Here’s a summary of the theory:
- People with a fixed mindset generally believe that their skills and abilities are fixed and won’t improve much, even with practice.
- Fixed mindsetters focus on the end result more than the process of development.
- Fixed mindsetters often focus on factors that are beyond their control, e.g. bad luck, unfortunate circumstances, unkind bosses, bad parents.
- In contrast, growth mindsetters generally believe that no matter what their skill or ability level now, they can improve with effort.
- Growth mindsetters focus on the process and the journey, instead of merely being concerned about the outcome.
- Growth mindsetters focus on factors that are within their control, e.g. effort, attitude, choices.
How can a 3-letter word make such a huge difference?
Dr. Dweck has observed that one of the things that’s characteristic of growth mindsetters is that they frequently use the word “yet.”
Fixed mindsetters think or say things like:
- “I’m not good at making new friends.”
- “I’m not disciplined.”
- “I’m not an analytical thinker.”
- “I don’t have many leadership qualities.”
- “I can’t cook.”
On the other hand, growth mindsetters simply tag on the word “yet” at the end of those sentences:
- “I’m not good at making new friends yet.”
- “I’m not disciplined yet.”
- “I’m not an analytical thinker yet.”
- “I don’t have many leadership qualities yet.”
- “I can’t cook yet.”
It’s a simple word that represents a fundamental shift in mindset. (You can read more examples in this article I’ve written about developing a growth mindset in students.)
Using the word “yet” reminds us that we’re not perfect, that we’re a work-in-progress. Of course, we’ll need to choose which areas we want to focus on and excel at, but we shouldn’t write ourselves off as being bad at something before we’ve even given it a shot.
I’ve worked with students who have concluded that they’re bad at math, bad at science, bad at relationships, bad at life. Worse still, they’ve decided that things will never change, so they subconsciously behave in ways to prove themselves right.
Case study: my fear of public speaking
I can identify, because as a teenager I was like that too. One thing I was especially afraid of was public speaking.
Given that I’ve spoken to thousands of people in various countries, I always get the “yeah, right” look—I mean, the death stare of disbelief—when I mention that I used to have this fear. But it’s true, I promise!

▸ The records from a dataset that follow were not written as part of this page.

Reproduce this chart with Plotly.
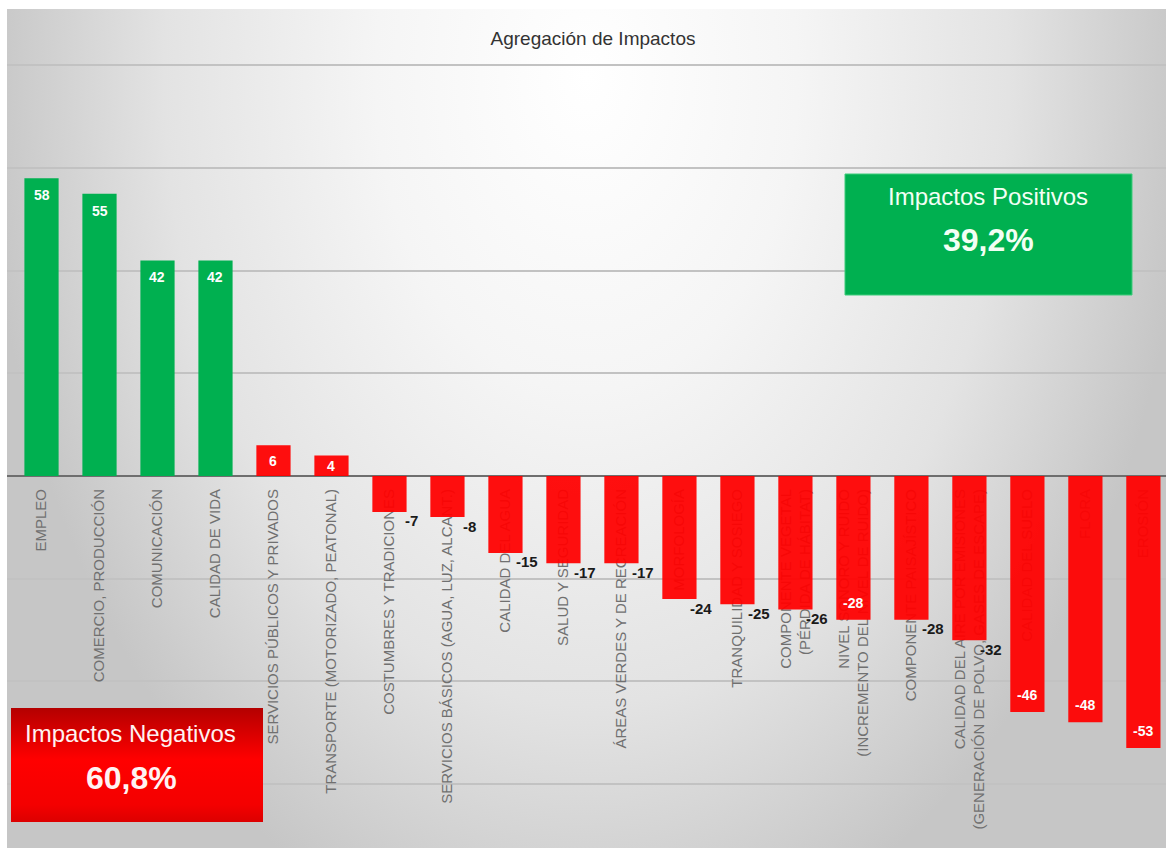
import base64
import plotly.graph_objects as go

# ---- data ---------------------------------------------------------------
categories = [
    "EMPLEO",
    "COMERCIO, PRODUCCIÓN",
    "COMUNICACIÓN",
    "CALIDAD DE VIDA",
    "SERVICIOS PÚBLICOS Y PRIVADOS",
    "TRANSPORTE (MOTORIZADO, PEATONAL)",
    "COSTUMBRES Y TRADICIONES",
    "SERVICIOS BÁSICOS (AGUA, LUZ, ALCANT.)",
    "CALIDAD DEL AGUA",
    "SALUD Y SEGURIDAD",
    "ÁREAS VERDES Y DE RECREACIÓN",
    "MORFOLOGÍA",
    "TRANQUILIDAD Y SOSIEGO",
    "COMPONENTE VEGETAL<br>(PÉRDIDA DE HÁBITAT)",
    "NIVEL SONORO Y RUIDO<br>(INCREMENTO DEL NIVEL DE RUIDO)",
    "COMPONENTE PAISAJÍSTICO",
    "CALIDAD DEL AIRE POR EMISIONES<br>(GENERACIÓN DE POLVO, GASES DE ESCAPE)",
    "CALIDAD DEL SUELO",
    "FLORA",
    "EROSIÓN",
]
values = [58, 55, 42, 42, 6, 4, -7, -8, -15, -17, -17, -24, -25, -26, -28, -28, -32, -46, -48, -53]
impact_group = ["positivo"] * 4 + ["negativo"] * 16

share_positive = "39,2%"
share_negative = "60,8%"
title_text = "Agregación de Impactos"

# ---- styling ------------------------------------------------------------
W, H = 1166, 848
M_L, M_T = 7, 9
PLOT_W, PLOT_H = W - M_L, H - M_T
Y_RANGE = [-72.5, 91.0]
X_RANGE = [-0.595, 19.39]
PX_PER_UNIT = PLOT_H / (Y_RANGE[1] - Y_RANGE[0])

GREEN = "#00B050"
RED = "#FF0000"
NARROW = "Liberation Sans Narrow, Arial Narrow, Liberation Sans, Arial, sans-serif"
SANS = "Liberation Sans, Arial, sans-serif"

bar_colors = [GREEN if g == "positivo" else RED for g in impact_group]
bar_opacity = [1.0 if g == "positivo" else 0.94 for g in impact_group]
# value label drawn inside the bar end (True) or just outside to the right (False)
label_inside = [True] * 6 + [False] * 8 + [True] + [False] * 2 + [True] * 3


def px_x(px):
    return (px - M_L) / PLOT_W


def px_y(py):
    return (H - py) / PLOT_H


def svg_uri(svg):
    return "data:image/svg+xml;base64," + base64.b64encode(svg.encode("utf-8")).decode("ascii")


background_svg = """<svg xmlns="http://www.w3.org/2000/svg" width="1159" height="839"
 viewBox="0 0 1 1" preserveAspectRatio="none">
<defs><radialGradient id="bg" cx="0.5" cy="0.08" r="0.52"
 gradientTransform="translate(0.5,0.08) scale(1,2.06) translate(-0.5,-0.08)">
<stop offset="0" stop-color="#ffffff"/>
<stop offset="0.35" stop-color="#f5f5f5"/>
<stop offset="0.7" stop-color="#e3e3e3"/>
<stop offset="1" stop-color="#c6c6c6"/>
</radialGradient></defs>
<rect x="0" y="0" width="1" height="1" fill="url(#bg)"/>
</svg>"""

red_box_svg = """<svg xmlns="http://www.w3.org/2000/svg" width="252" height="114"
 viewBox="0 0 1 1" preserveAspectRatio="none">
<defs><linearGradient id="rb" x1="0" y1="0" x2="0" y2="1">
<stop offset="0" stop-color="#b40000"/>
<stop offset="0.45" stop-color="#ff0000"/>
<stop offset="0.85" stop-color="#f40000"/>
<stop offset="1" stop-color="#dc0000"/>
</linearGradient></defs>
<rect x="0" y="0" width="1" height="1" fill="url(#rb)"/>
</svg>"""

# ---- figure -------------------------------------------------------------
fig = go.Figure(
    go.Bar(
        x=categories,
        y=values,
        width=0.59,
        marker=dict(color=bar_colors, opacity=bar_opacity, line=dict(width=0)),
        hoverinfo="skip",
    )
)

annotations = []
for i, (v, inside) in enumerate(zip(values, label_inside)):
    txt = f"<b>{v}</b>"
    if inside:
        half = abs(v) * PX_PER_UNIT / 2
        off = min(17, half)
        annotations.append(dict(
            x=i, y=v, xref="x", yref="y", text=txt, showarrow=False,
            xanchor="center", yanchor="middle",
            yshift=-off if v > 0 else off,
            font=dict(family=NARROW, size=14, color="#fdfdfd"),
        ))
    else:
        annotations.append(dict(
            x=i, y=v, xref="x", yref="y", text=txt, showarrow=False,
            xanchor="center", yanchor="middle", xshift=22, yshift=-9,
            font=dict(family=NARROW, size=15, color="#1a1a1a"),
        ))

# summary boxes
annotations += [
    dict(x=px_x(988), y=px_y(196), xref="paper", yref="paper", text="Impactos Positivos",
         showarrow=False, xanchor="center", yanchor="middle",
         font=dict(family=SANS, size=24, color="#f2fff4")),
    dict(x=px_x(988), y=px_y(240), xref="paper", yref="paper", text=f"<b>{share_positive}</b>",
         showarrow=False, xanchor="center", yanchor="middle",
         font=dict(family=SANS, size=32, color="#f2fff4")),
    dict(x=px_x(130), y=px_y(733), xref="paper", yref="paper", text="Impactos Negativos",
         showarrow=False, xanchor="center", yanchor="middle",
         font=dict(family=SANS, size=24, color="#fff2f2")),
    dict(x=px_x(131), y=px_y(778), xref="paper", yref="paper", text=f"<b>{share_negative}</b>",
         showarrow=False, xanchor="center", yanchor="middle",
         font=dict(family=SANS, size=32, color="#fff2f2")),
]

shapes = [
    dict(type="rect", xref="paper", yref="paper", layer="above",
         x0=px_x(845), x1=px_x(1132), y0=px_y(295), y1=px_y(174),
         fillcolor=GREEN, line=dict(color="#3ccc7a", width=1)),
]

images = [
    dict(source=svg_uri(background_svg), xref="paper", yref="paper",
         x=0, y=1, sizex=1, sizey=1, xanchor="left", yanchor="top",
         sizing="stretch", layer="below"),
    dict(source=svg_uri(red_box_svg), xref="paper", yref="paper",
         x=px_x(11), y=px_y(708), sizex=px_x(263) - px_x(11), sizey=px_y(708) - px_y(822),
         xanchor="left", yanchor="top", sizing="stretch", layer="above"),
]

zero_pos = (0 - Y_RANGE[0]) / (Y_RANGE[1] - Y_RANGE[0])

fig.update_layout(
    width=W, height=H,
    margin=dict(l=M_L, r=0, t=M_T, b=0, pad=0, autoexpand=False),
    paper_bgcolor="white",
    plot_bgcolor="rgba(0,0,0,0)",
    showlegend=False,
    hovermode=False,
    title=dict(text=title_text, x=593 / W, y=1 - 38 / H, xref="container", yref="container",
               xanchor="center", yanchor="middle",
               font=dict(family=NARROW, size=19, color="#333333")),
    xaxis=dict(
        type="category", range=X_RANGE, anchor="free", position=zero_pos,
        layer="below traces", tickangle=-90, ticks="", ticklabelstandoff=9,
        tickfont=dict(family=SANS, size=15, color="#707070"),
        showgrid=False, showline=False, zeroline=False, automargin=False, fixedrange=True,
    ),
    yaxis=dict(
        range=Y_RANGE, tick0=0, dtick=20, showticklabels=False, ticks="",
        gridcolor="#c2c2c2", gridwidth=1.5,
        zeroline=True, zerolinecolor="#6e6e6e", zerolinewidth=2,
        showline=False, layer="below traces", automargin=False, fixedrange=True,
    ),
    annotations=annotations,
    shapes=shapes,
    images=images,
)

fig.write_html("out.html", config={"displayModeBar": False})
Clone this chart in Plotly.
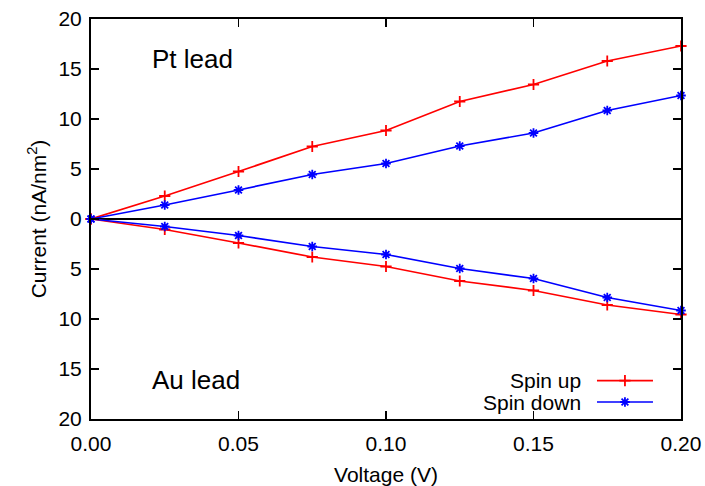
import plotly.graph_objects as go

voltage = [0.0, 0.025, 0.05, 0.075, 0.1, 0.125, 0.15, 0.175, 0.2]
pt_spin_up = [0.0, 2.3, 4.75, 7.25, 8.85, 11.75, 13.45, 15.8, 17.3]
pt_spin_down = [0.0, 1.4, 2.9, 4.45, 5.55, 7.3, 8.6, 10.85, 12.35]
au_spin_up = [0.0, -1.05, -2.4, -3.8, -4.75, -6.2, -7.15, -8.6, -9.55]
au_spin_down = [0.0, -0.75, -1.65, -2.75, -3.55, -4.95, -5.95, -7.85, -9.15]

y_tick_vals = [-20, -15, -10, -5, 0, 5, 10, 15, 20]
y_tick_text = ["20", "15", "10", "5", "0", "5", "10", "15", "20"]
x_tick_vals = [0.0, 0.05, 0.1, 0.15, 0.2]
x_tick_text = ["0.00", "0.05", "0.10", "0.15", "0.20"]

RED = "#ff0000"
BLUE = "#0000ff"
FONT = "Liberation Sans, Arial, sans-serif"

fig = go.Figure()

def add_series(y, color, symbol, msize):
    fig.add_trace(go.Scatter(
        x=voltage, y=y, mode="lines+markers",
        line=dict(color=color, width=1.7),
        marker=dict(symbol=symbol, size=msize, color=color,
                    line=dict(color=color, width=1.8)),
        showlegend=False, cliponaxis=False,
    ))

add_series(pt_spin_up, RED, "cross-thin-open", 8)
add_series(pt_spin_down, BLUE, "asterisk-open", 8)
add_series(au_spin_up, RED, "cross-thin-open", 8)
add_series(au_spin_down, BLUE, "asterisk-open", 8)

# Legend drawn on an overlay axis (0..1 spanning the plot area)
legend_labels = ["Spin up", "Spin down"]
legend_colors = [RED, BLUE]
legend_symbols = ["cross-thin-open", "asterisk-open"]
legend_y = [0.096, 0.0425]
for lab, col, sym, ly in zip(legend_labels, legend_colors, legend_symbols, legend_y):
    fig.add_trace(go.Scatter(
        x=[0.8576, 0.9525], y=[ly, ly], mode="lines", xaxis="x2", yaxis="y2",
        line=dict(color=col, width=1.7), showlegend=False, hoverinfo="skip",
    ))
    fig.add_trace(go.Scatter(
        x=[0.905], y=[ly], mode="markers", xaxis="x2", yaxis="y2",
        marker=dict(symbol=sym, size=8, color=col, line=dict(color=col, width=1.8)),
        showlegend=False, hoverinfo="skip",
    ))
    fig.add_annotation(x=0.834, y=ly, xref="x2", yref="y2", text=lab,
                       showarrow=False, xanchor="right", yanchor="middle",
                       font=dict(family=FONT, size=21, color="black"))

fig.add_annotation(x=0.1, y=0.9, xref="x2", yref="y2", text="Pt lead",
                   showarrow=False, xanchor="left", yanchor="middle",
                   font=dict(family=FONT, size=26, color="black"))
fig.add_annotation(x=0.1, y=0.0975, xref="x2", yref="y2", text="Au lead",
                   showarrow=False, xanchor="left", yanchor="middle",
                   font=dict(family=FONT, size=26, color="black"))

fig.update_layout(
    width=705, height=486,
    margin=dict(l=91, r=24, t=19, b=67, autoexpand=False),
    paper_bgcolor="white", plot_bgcolor="white",
    font=dict(family=FONT, size=21, color="black"),
    xaxis=dict(
        range=[0, 0.2], tickvals=x_tick_vals, ticktext=x_tick_text,
        ticks="inside", ticklen=8, tickwidth=1.5, tickcolor="black",
        showline=True, linecolor="black", linewidth=2, mirror="allticks",
        showgrid=False, zeroline=False, automargin=False,
        tickfont=dict(size=21), ticklabeloverflow="allow", ticklabelstandoff=5,
        title=dict(text="Voltage (V)", font=dict(size=21), standoff=14),
    ),
    yaxis=dict(
        range=[-20, 20], tickvals=y_tick_vals, ticktext=y_tick_text,
        ticks="inside", ticklen=8, tickwidth=1.5, tickcolor="black",
        showline=True, linecolor="black", linewidth=2, mirror="allticks",
        showgrid=False, zeroline=True, zerolinecolor="black", zerolinewidth=1.7,
        automargin=False, tickfont=dict(size=21), ticklabeloverflow="allow",
        ticklabelstandoff=3,
        title=dict(text="Current (nA/nm<sup>2</sup>)", font=dict(size=21), standoff=6),
    ),
    xaxis2=dict(range=[0, 1], overlaying="x", visible=False, fixedrange=True),
    yaxis2=dict(range=[0, 1], overlaying="y", visible=False, fixedrange=True),
)

fig.write_html(
    "out.html",
    config={"displayModeBar": False, "staticPlot": True},
    post_script="document.body.style.margin='0';document.body.style.overflow='hidden';",
)
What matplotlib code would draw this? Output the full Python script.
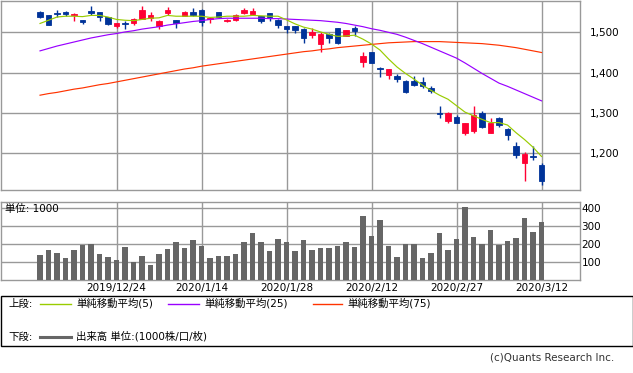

In school, I used to shy away from any opportunity to speak in public: talks, asking questions in class, or sharing my views. To me, being forced to give a class presentation was the worst thing that could happen in life.
Just the thought of speaking in public immobilized me. My stomach would tighten up, my mind would freeze, and my emotions would go out of whack.
This continued until I was 21 years old. One day, I decided that I just couldn’t let this irrational fear get the better of me any longer. I wasn’t familiar with Dr Dweck’s work at the time, but it was then that I changed my thinking from “I’m not confident at public speaking” to “I’m not confident at public speaking yet.”
I promised myself that I would say yes the next time someone asked me to give a talk or presentation. It didn’t matter how big or small the audience would be, and it didn’t matter how long I was supposed to speak for.
I was going to do it. No hesitating, and no excuses. I was going to become a confident public speaker.
After saying yes again and again to speaking opportunities, I eventually realized that I enjoy public speaking, and I’ve never looked back since.
Becoming a “yet” man/woman
That’s my little story of how the word “yet” has empowered me.
I’m still in the process of applying this “yet” mindset. I want to become a world-class husband and father; I want to grow as a leader and strategic thinker; I want to develop traits like courage and fortitude. I’ll be the first to admit that I have plenty of work to do in these areas!
What about you? Are there skills or competencies that you’ve already decided you’ll never be able to acquire, regardless of how hard you try?
And are you willing to make it a daily habit to become a “yet” man/woman?
Life is a journey of learning, loving, growing and contributing. We’re not there. Yet.